Eye For Film >> Movies >> Tuesday (2008) Film Review
Drop your weapons, you are surrounded by armed bastards! What’s this? Sam Tyler and Gene Hunt, reunited as Eighties bank robbers?
Sacha Bennett’s interesting take on the heist thriller sees the Life On Mars co-stars (John Simm and Philip Glenister) thrown back together as part of a gang of professional thieves, who plan to raid a bank on the exact same day two other robberies are being set in motion. The target is the Meidan-i-Noor, a large emerald that, due to the bank’s adoption of a new security system, is being kept there on just one particular Tuesday.
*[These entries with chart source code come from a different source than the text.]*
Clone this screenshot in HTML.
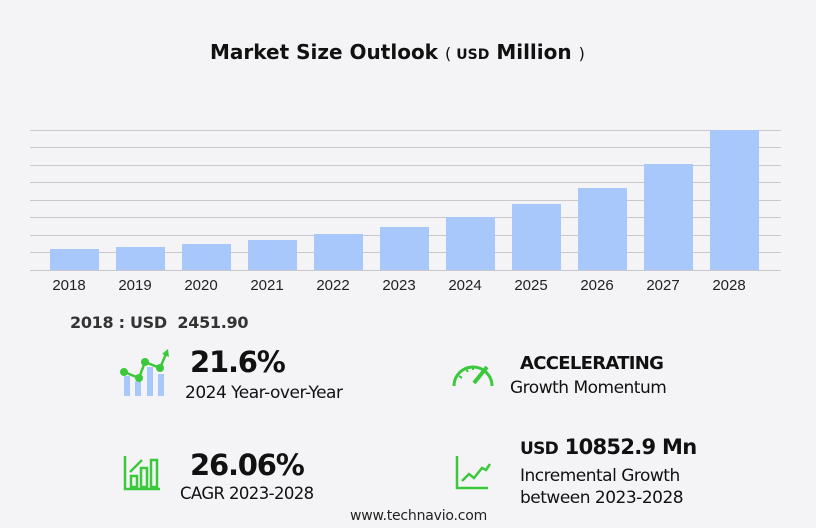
<!DOCTYPE html>
<html><head><style>
body{margin:0;width:816px;height:528px;background:#f4f4f6;font-family:"DejaVu Sans","Liberation Sans",sans-serif;position:relative;overflow:hidden;color:#111}
.a{position:absolute;white-space:nowrap}
.b{font-weight:bold}
</style></head><body>
<svg class="a" style="left:0;top:0" width="816" height="300">
<g stroke="#c8c8cc" stroke-width="1">
<line x1="30" x2="781" y1="130.5" y2="130.5"/><line x1="30" x2="781" y1="147.5" y2="147.5"/><line x1="30" x2="781" y1="165.5" y2="165.5"/><line x1="30" x2="781" y1="182.5" y2="182.5"/><line x1="30" x2="781" y1="200.5" y2="200.5"/><line x1="30" x2="781" y1="217.5" y2="217.5"/><line x1="30" x2="781" y1="235.5" y2="235.5"/><line x1="30" x2="781" y1="252.5" y2="252.5"/><line x1="30" x2="781" y1="270.5" y2="270.5"/>
</g>
<g fill="#a8c8fc">
<rect x="50" y="249" width="49" height="21"/><rect x="116" y="247" width="49" height="23"/><rect x="182" y="244" width="49" height="26"/><rect x="248" y="240" width="49" height="30"/><rect x="314" y="234" width="49" height="36"/><rect x="380" y="227" width="49" height="43"/><rect x="446" y="217" width="49" height="53"/><rect x="512" y="204" width="49" height="66"/><rect x="578" y="188" width="49" height="82"/><rect x="644" y="164" width="49" height="106"/><rect x="710" y="130" width="49" height="140"/>
</g>
<g font-family="Liberation Sans,sans-serif" font-size="15" fill="#222" text-anchor="middle">
<text x="69" y="290">2018</text><text x="135" y="290">2019</text><text x="201" y="290">2020</text><text x="267" y="290">2021</text><text x="333" y="290">2022</text><text x="399" y="290">2023</text><text x="465" y="290">2024</text><text x="531" y="290">2025</text><text x="597" y="290">2026</text><text x="663" y="290">2027</text><text x="729" y="290">2028</text>
</g>
</svg>
<div class="a b" style="left:210px;top:40px;font-size:20px">Market Size Outlook <span style="font-weight:normal;font-size:16px">( </span><span style="font-size:14px">USD</span> Million <span style="font-weight:normal;font-size:16px">)</span></div>
<div class="a b" style="left:70px;top:313px;font-size:16px;color:#333;letter-spacing:-0.3px">2018 : USD&nbsp; 2451.90</div>
<svg class="a" style="left:118px;top:348px" width="56" height="50">
<g fill="#a8c8fc"><rect x="6" y="28" width="6" height="20"/><rect x="17" y="33" width="6" height="15"/><rect x="29" y="19" width="6" height="29"/><rect x="40" y="26" width="6" height="22"/></g>
<polyline points="6,24 21,30 27,14 42,20 48,6" fill="none" stroke="#3cc83c" stroke-width="2.5"/>
<g fill="#3cc83c"><circle cx="6" cy="24" r="4"/><circle cx="21" cy="30" r="4"/><circle cx="27" cy="14" r="4"/><circle cx="42" cy="20" r="4"/><path d="M44,6 L50,1 L51,9z"/></g>
</svg>
<div class="a b" style="left:190px;top:345px;font-size:29px;letter-spacing:-1.2px">21.6%</div>
<div class="a" style="left:185px;top:383px;font-size:17px;letter-spacing:-0.5px">2024 Year-over-Year</div>
<svg class="a" style="left:450px;top:358px" width="46" height="30"><path d="M4,28 A19,19 0 0 1 42,28" fill="none" stroke="#3cc83c" stroke-width="3"/><g stroke="#3cc83c" stroke-width="2"><line x1="9" y1="18" x2="12" y2="20"/><line x1="16" y1="11" x2="18" y2="14"/><line x1="23" y1="9" x2="23" y2="12"/></g><line x1="24" y1="25" x2="37" y2="9" stroke="#3cc83c" stroke-width="4"/></svg>
<div class="a b" style="left:520px;top:353px;font-size:18px;letter-spacing:-0.7px">ACCELERATING</div>
<div class="a" style="left:510px;top:378px;font-size:17px;letter-spacing:-0.5px">Growth Momentum</div>
<svg class="a" style="left:122px;top:454px" width="40" height="38"><g fill="none" stroke="#3cc83c" stroke-width="2.5"><path d="M3,2 V35 H38"/><rect x="9" y="22" width="6" height="11"/><rect x="19" y="14" width="6" height="19"/><rect x="29" y="6" width="6" height="27"/><path d="M8,18 L20,6"/></g></svg>
<div class="a b" style="left:190px;top:448px;font-size:29px;letter-spacing:-1.2px">26.06%</div>
<div class="a" style="left:180px;top:484px;font-size:16.5px;letter-spacing:-0.6px">CAGR 2023-2028</div>
<svg class="a" style="left:454px;top:454px" width="40" height="38"><g fill="none" stroke="#3cc83c" stroke-width="2.5"><path d="M3,2 V34 H34"/><path d="M8,27 L15,20 L20,24 L28,14 L32,16 L36,10"/></g></svg>
<div class="a b" style="left:520px;top:435px;font-size:21px;letter-spacing:-0.7px"><span style="font-size:17px">USD</span> 10852.9 Mn</div>
<div class="a" style="left:520px;top:466px;font-size:17px;letter-spacing:-0.5px">Incremental Growth</div>
<div class="a" style="left:520px;top:488px;font-size:17px;letter-spacing:-0.5px">between 2023-2028</div>
<div class="a" style="left:350px;top:508px;font-size:14px;color:#222;letter-spacing:-0.2px">www.technavio.com</div>
</body></html>
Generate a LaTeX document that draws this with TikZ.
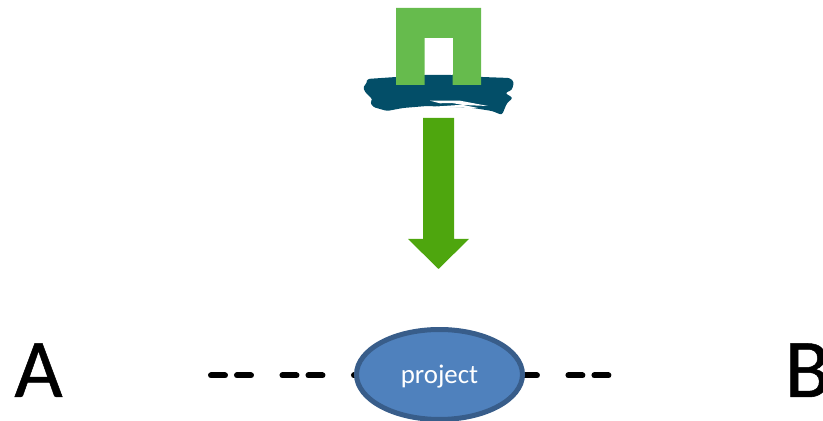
\documentclass[tikz,border=0pt]{standalone}
\usepackage{fontspec}
\setmainfont{Carlito}
\newfontfamily\lblfont[FakeBold=.6]{Carlito}
\usetikzlibrary{shapes.geometric}
\definecolor{logogreen}{HTML}{66BB4D}
\definecolor{logoblue}{HTML}{034E68}
\definecolor{arrowgreen}{HTML}{4EA60E}
\definecolor{prjfill}{HTML}{4F81BD}
\definecolor{prjdraw}{HTML}{385D8A}
\begin{document}
\begin{tikzpicture}[x=.02cm,y=-.02cm,
 lbl/.style={inner sep=0pt, anchor=base, font=\lblfont\fontsize{47.5}{50}\selectfont},
 prj/.style={draw=prjdraw, fill=prjfill, ellipse, line width=.1cm, inner sep=0pt, minimum width=3.32cm, minimum height=1.8cm, text=white, text height=.42cm, text depth=.04cm, font=\fontsize{15.3}{18}\selectfont},
 dsh/.style={line width=.12cm, line cap=round, dash pattern=on .28cm off .24cm on .28cm off .63cm}]
\useasboundingbox (0,0) rectangle (823,421);
% logo
\fill[logoblue, rounded corners=.05cm] (367,79) -- (396,77) -- (423,75) -- (453,75) -- (482,77) -- (510,78) -- (514,82) -- (512,90) -- (505,93) -- (513,98) -- (507,103) -- (502,115) -- (492,111) -- (473,108) -- (450,107) -- (427,106) -- (403,108) -- (387,111) -- (373,107) -- (370,102) -- (373,100) -- (365,92) -- (363,87) -- (367,83) -- cycle;
\fill[white] (430,100.7) -- (460,100.7) -- (488,106) -- (463,105) -- (452,103) -- (440,103.3) -- cycle;
\fill[white] (436,106.5) -- (462,104.8) -- (478,108) -- (450,107.5) -- cycle;
\fill[logogreen] (396,85) -- (396,8) -- (481,8) -- (481,85) -- (452.5,85) -- (452.5,38) -- (424.5,38) -- (424.5,85) -- cycle;
\fill[white] (424.5,38) rectangle (452.5,74.5);
% arrow
\fill[arrowgreen] (423,118) -- (454,118) -- (454,239) -- (469,239) -- (438.5,269) -- (408,239) -- (423,239) -- cycle;
% bottom row
\coordinate (lineL) at (211,375.5);
\coordinate (lineR) at (608.5,375.5);
\draw[dsh] (lineL) -- (lineR);
\node[prj] (project) at (439.5,374.5) {project};
\node[lbl] (a) at (38.5,397) {A};
\node[lbl, anchor=base west] (b) at (784.5,397) {B};
\end{tikzpicture}
\end{document}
Beginning with the police interrogation of the suspects and jumping back and forth in time, Bennett intricately plots out the stories behind the different players, their planning of the robberies and what eventually happens to the emerald. Strongly influenced by the likes of The Usual Suspects, Bennett gives the film a polished look that belies its low budget. With more money to spend, his next feature should be one to look out for.
Bennett offers the premise that if a bank can only be hit on one specific day, surely more than one person would think of robbing it? So in addition to Glenister’s crew, separate plans are also hatched by a couple of disgruntled bank clerks and a man pushed to his limits through desperation. Inevitably, they all converge on the bank at the same time to disastrous and comic effect.
Besides Glenister and Simm, also making up the cast is former So Solid Crew member Ashley Walters, who continues to impress, and Kevin McNally as the police detective attempting to solve the crime. However, it is Glenister who owns the picture; as the gang’s experienced leader he is terrific, even if he is essentially playing a criminal version of Gene Hunt from Life On Mars.
The Eighties setting is perhaps more of a plot device than anything – such amateurish bank heists would surely never be attempted now – but it is employed to good effect, with few of the expected clichés.
The film’s weakness is its reliance on flashbacks and a non-linear plotline, which while certainly effective at times, also become increasingly confusing to keep up with. In addition, there are just too many implausible scenes that require us to suspend our disbelief a little too far. However, the performances are great and the structure an ambitious attempt at bringing something new to the heist movie genre.